04_2So what’s on the puck (I forgot to take pictures so here’s their shot)? Well, it’s a lot like the AX Pro’s in-line remote. It lets you switch between virtualized surround and regular stereo, adjust the levels of each of the channels, and change the mic level and sensitivity. Basically you’ve got a few buttons and a wheel; it looks daunting at first, but it’s pretty intuitive after you’ve used it for a few minutes. Turning up the bass and, say, rear channel, is extremely easy. The backlighting even turns red past a certain point to give you a sort of bearing. It remembers your settings universally, though there are no presets for different games. I found it convenient and precise.

My question, however, is this: why isn’t there a button to just completely turn off the headphones? That way I could plug them in the back of my PC and forget about it. Turning them off completely would return sound to the normal drivers and I wouldn’t have to be constantly wrapping them up and putting them away — they could just live on my desk.

That the Lycosa has no GUI is, I think, a benefit. Like the AX Pro, all your audio needs are attended to by the puck, so there’s no reason to have a configuration window. It also means there are no drivers to worry about. Bonus!

The sound

Of course, the most comfortable and convenient headset is useless without good sound. Fortunately, that’s not a problem for the Megalodon for the most part. The stereo output is perfectly good, much like the Carcharias. Nice and balanced, with the added bonus of being able to adjust the bass separately from the other channels. Music sounds good, better than with the Logitechs, which had a very clear, but sort of distant sound to them in stereo mode.

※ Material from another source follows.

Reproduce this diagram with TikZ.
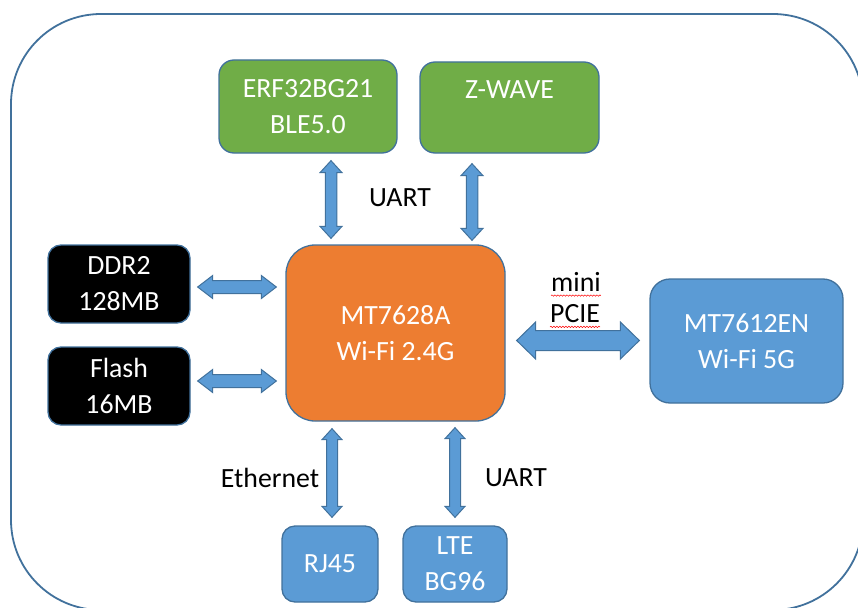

But of course, this is a surround-sound headset and that’s what you want to hear about. The Megalodon’s primary competition is with other virtual-surround headsets, and I think it stands up perfectly well. I recently reviewed the G35, so it’s been my primary comparison. They’re similar in price and in what they promise, after all.

In case you didn’t read the Carcharias review, I should say that both they and the Megalodon use an open headphone design, meaning that they’re lighter and more airy, but also let sound out and in. If you’re in a dorm or something, it’s probably worth considering that if you have these up loud, your roommates will hear everything. Likewise, you’ll hear the music they’re playing, cars in the street and so on. This is neither a good nor a bad thing — it’s just a choice you have to make. The G35s had superb isolation, being closed and well-fitted, but they made my ears sweat. Yeah, gross, I know, but if you have loud roommates as I did in college, it might be worth it to get some closed cans.

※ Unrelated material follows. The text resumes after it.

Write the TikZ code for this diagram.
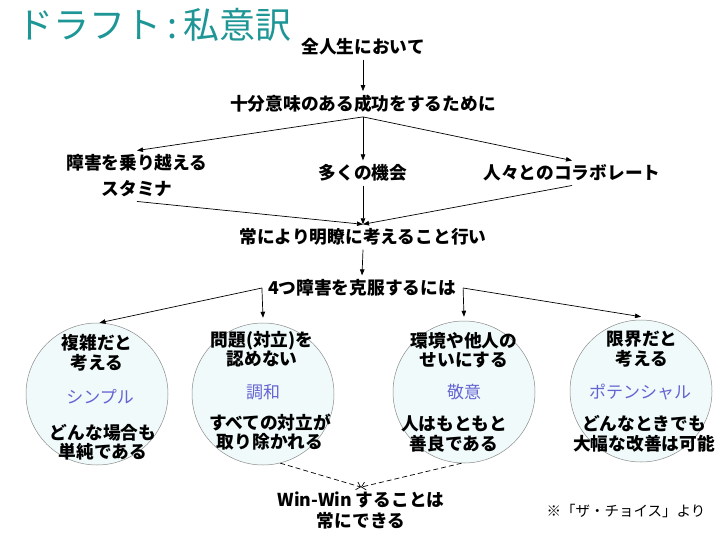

On the flip side, the sound doesn’t seem to be affected by their openness. There’s a sort of common wisdom that closed headphones provide better sound, and while they do provide better isolation, the sound can still vary considerably. This headset sounds great; if you have a game or movie that actually supports virtual surround (more on this shortly), you’re golden. I felt that the high end was more balanced on the Megalodon than the G35 — or maybe it was how they handled the surround, but the hissing of dispensers in Team Fortress 2 was nowhere near as harsh. Sound placement was great, and the surround sound functioned just fine in several games.

The main issue I had is this: if you’re listening to something that isn’t surround sound, the Megalodon is pretty awful at faking it. I found that the G35s were passable at taking a stereo signal, or a non-compatible surround sound signal, and making it at least a little bigger. But the Megalodon does something to non-surround inputs that makes them sound like you’re in a can. A small can. Now, this is easily remedied by switching to non-virtualized regular stereo sound — which is fine — but it’s a little disappointing that it can’t fake it as well as the others.

The microphone works with no trouble and sounds just fine; the ability to tweak it in-game is great, since I don’t trust my in-OS or in-game sensitivity to work all the time. You can change the actual sensitivity, mute it, or adjust the feedback (so you don’t yell — seriously, people).

Overall the sound is great. If you can deal with not being able to watch a stereo movie in virtualized surround, there’s not a problem to be found.

img_3147What’s with the stand?

Here’s something I expect to be fixed in the next generation of these things. The Megalodon (and can I just say, referring to it in the singular is extremely difficult for me to do) comes with a stand… and it’s a joke. They need to tie the guy who made this thing to a post and whip him with Cat 5 cables until he admits it’s a piece of garbage. Sorry, but it’s terrible. It’s not tall enough to hold the headphones, really — they slouch and fall off. Where does the cable go? You can roll it up and put it in the hollow center, I guess, and then seal it in with the puck, but man that is difficult and awkward, and then you’ve got this other cord going to the headphones themselves. Seriously, I’d love to put these on a stand — they look great — but this thing is a disaster.

On the plus side, they also come with this genuinely awesome carrying case. You want to look cool at a LAN party? Bust out this professional-looking piece of kit. Everybody will fear you.


The other shoe

Razer has continually impressed me with their gaming headsets, and the Megalodon is the best yet. It adds functionality to the already-solid Carcharias without compromising in any way, and apart from the metallic effect when you have an incompatible source, the sound is great.

But here’s where we hit a bit of a bump. These bastards cost $150, and I don’t see them around for any less. Even Logitech, famous for expensive gear, has the G35 for considerably less — under $115 at B&H, as I write this. As great as the Megalodon is, I can’t say it’s $40 better than the G35 — or for that matter, $80 better than the Carcharias, with which they have so much in common. I’ve recommended expensive headphones before (the Klipsch X5s at over $200), but that was because they were exceptional. The Megalodon is merely excellent. If you’re on a budget right now, your best bet is to hold off. This is a great headset, but, at $150, a luxury.